Examination of Byzantium’s legacy as a way of achieving understanding of its successor states – Russia, Greece, Serbia

Here we present a part of the «Editor’s Foreword» from the book «Historical Dictionary of Byzantium», by John H. Rosser.


“Once there were two empires. The Holy Roman Empire in the West was neither holy, nor Roman, nor really an empire. Byzantium in the East really was an empire, with a long succession of emperors. Its links with ancient Rome and Greece were much stronger. As the center of Orthodox Christianity, it could claim a considerable degree of holiness. In addition, it was a great center of learning and culture with exceptional achievements in art, architecture, and literature. And it held sway over vast lands and numerous peoples. Nonetheless, the West tended to look down on, and be suspicious of, its great neighbor centered in Constantinople.
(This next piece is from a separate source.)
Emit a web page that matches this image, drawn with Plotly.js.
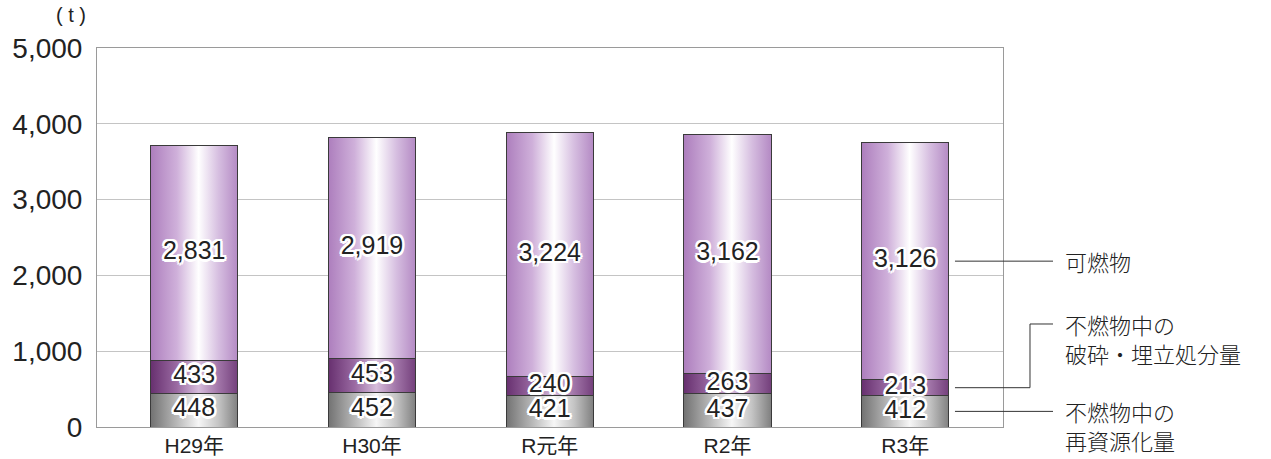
<!DOCTYPE html>
<html>
<head>
<meta charset="utf-8">
<script src="https://cdn.plot.ly/plotly-3.0.1.min.js"></script>
<style>
html,body{margin:0;padding:0;background:#fff;}
#chart{width:1271px;height:459px;}
</style>
</head>
<body>
<div id="chart"></div>
<script>
const categories = ['H29年', 'H30年', 'R元年', 'R2年', 'R3年'];
const recycled = [448, 452, 421, 437, 412];        // 不燃物中の再資源化量
const landfill = [433, 453, 240, 263, 213];        // 不燃物中の破砕・埋立処分量
const combustible = [2831, 2919, 3224, 3162, 3126]; // 可燃物
const recycledLabel = ['不燃物中の', '再資源化量'];
const landfillLabel = ['不燃物中の', '破砕・埋立処分量'];
const combustibleLabel = ['可燃物'];
const yTicks = [0, 1000, 2000, 3000, 4000, 5000];
const yUnit = '( t )';
const yMax = 5000;

const FONT = '"Liberation Sans", "Noto Sans CJK JP", sans-serif';
const halo = '-2px -2px 0 #fff, 2px -2px 0 #fff, -2px 2px 0 #fff, 2px 2px 0 #fff, 0 2.5px 0 #fff, 2.5px 0 0 #fff, 0 -2.5px 0 #fff, -2.5px 0 0 #fff, 0 0 2px #fff';

const series = [recycled, landfill, combustible];
const seriesNames = [recycledLabel.join(''), landfillLabel.join(''), combustibleLabel.join('')];
const baseColors = ['#9a9a9a', '#8a5490', '#c09ccc'];
const barWidth = 0.49;

const traces = [];
series.forEach((vals, i) => {
  traces.push({
    type: 'bar', x: categories, y: vals, name: seriesNames[i],
    width: barWidth,
    marker: {color: baseColors[i], line: {color: '#3a3a3a', width: 1}},
    hoverinfo: 'skip', showlegend: false
  });
});
// value labels at segment midpoints (computed from data)
const cum = categories.map(() => 0);
series.forEach((vals) => {
  const mids = vals.map((v, j) => cum[j] + v / 2);
  vals.forEach((v, j) => { cum[j] += v; });
  traces.push({
    type: 'scatter', mode: 'text', x: categories, y: mids,
    text: vals.map(v => v.toLocaleString('en-US')),
    textposition: 'middle center',
    textfont: {family: FONT, size: 25, color: '#222', shadow: halo},
    hoverinfo: 'skip', showlegend: false, cliponaxis: false
  });
});

// leader lines at the midpoints of the last bar's segments
const last = categories.length - 1;
const midRec = recycled[last] / 2 / yMax;
const midLand = (recycled[last] + landfill[last] / 2) / yMax;
const midComb = (recycled[last] + landfill[last] + combustible[last] / 2) / yMax;

const lx0 = 0.947, lxBend = 1.0298, lx1 = 1.0552, tx = 1.066;
const lineStyle = {color: '#333', width: 1};
const yLand2 = 0.2718;
const lineGap = 0.0765;
const shapes = [
  {type: 'line', xref: 'paper', yref: 'paper', x0: lx0, x1: lx1, y0: midComb, y1: midComb, line: lineStyle},
  {type: 'path', xref: 'paper', yref: 'paper',
   path: `M${lx0},${midLand} L${lxBend},${midLand} L${lxBend},${yLand2} L${lx1},${yLand2}`, line: lineStyle},
  {type: 'line', xref: 'paper', yref: 'paper', x0: lx0, x1: lx1, y0: midRec, y1: midRec, line: lineStyle}
];

const labelFont = {family: '"Noto Sans CJK JP", sans-serif', size: 22, color: '#222', weight: 300};
const annotations = [];
function addLabel(lines, yTop) {
  lines.forEach((t, k) => {
    annotations.push({xref: 'paper', yref: 'paper', x: tx, y: yTop - k * lineGap,
      xanchor: 'left', yanchor: 'middle', align: 'left', text: t, showarrow: false, font: labelFont});
  });
}
addLabel(combustibleLabel, midComb);
addLabel(landfillLabel, yLand2);
addLabel(recycledLabel, midRec);
annotations.push({xref: 'paper', yref: 'paper', x: -0.01, y: 1.087, xanchor: 'right', yanchor: 'middle',
  text: yUnit, showarrow: false, font: {family: FONT, size: 20, color: '#222'}});

const layout = {
  width: 1271, height: 459,
  margin: {l: 97, r: 268, t: 48, b: 32},
  paper_bgcolor: '#fff', plot_bgcolor: '#fff',
  barmode: 'stack',
  font: {family: FONT, color: '#222'},
  xaxis: {
    type: 'category', range: [-0.547, 4.55],
    showline: true, mirror: true, linecolor: '#9a9a9a', linewidth: 1,
    showgrid: false, ticks: '', ticklabelstandoff: 0,
    tickfont: {family: FONT, size: 21, color: '#222'},
    fixedrange: true
  },
  yaxis: {
    range: [0, yMax], tickvals: yTicks, tickformat: ',',
    showline: true, mirror: true, linecolor: '#9a9a9a', linewidth: 1,
    gridcolor: '#c4c4c4', gridwidth: 1, zeroline: false,
    ticks: '', ticklabelstandoff: 8,
    tickfont: {family: FONT, size: 28, color: '#222'},
    fixedrange: true
  },
  shapes: shapes,
  annotations: annotations
};

Plotly.newPlot('chart', traces, layout, {displayModeBar: false, staticPlot: true}).then(gd => {
  // horizontal gradients for the bar fills
  const svgNS = 'http://www.w3.org/2000/svg';
  const defs = gd.querySelector('svg.main-svg defs');
  const grads = {
    gRec: [['0', '#727272'], ['0.3', '#b8b8b8'], ['0.55', '#f6f6f6'], ['0.78', '#c4c4c4'], ['1', '#808080']],
    gLand: [['0', '#67306f'], ['0.3', '#9a6aa2'], ['0.55', '#d6bcdb'], ['0.78', '#a175a8'], ['1', '#74407c']],
    gComb: [['0', '#ad7ebd'], ['0.3', '#cfb0da'], ['0.55', '#ffffff'], ['0.78', '#d6bee0'], ['1', '#b48ac4']]
  };
  Object.keys(grads).forEach(id => {
    const lg = document.createElementNS(svgNS, 'linearGradient');
    lg.setAttribute('id', id);
    lg.setAttribute('x1', '0'); lg.setAttribute('x2', '1');
    lg.setAttribute('y1', '0'); lg.setAttribute('y2', '0');
    grads[id].forEach(([o, c]) => {
      const s = document.createElementNS(svgNS, 'stop');
      s.setAttribute('offset', o); s.setAttribute('stop-color', c);
      lg.appendChild(s);
    });
    defs.appendChild(lg);
  });
  const ids = ['gRec', 'gLand', 'gComb'];
  gd.querySelectorAll('.barlayer .trace').forEach((tr, i) => {
    tr.querySelectorAll('path').forEach(p => { p.style.fill = `url(#${ids[i]})`; });
  });
});
</script>
</body>
</html>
When Byzantium finally fell, it was due partly to its eastern enemies but also due to the meddling and incredibly destructive “assistance” of supposed saviors from the West. Still, Byzantium left an enduring legacy in the Orthodox churches, and in such successor states as Russia, Greece, and Serbia.

The West has never fully understood those successor states of former Byzantium. So even more efforts must be made to understand this part of the world, and an examination of Byzantium and its legacy is one way of achieving that understanding.”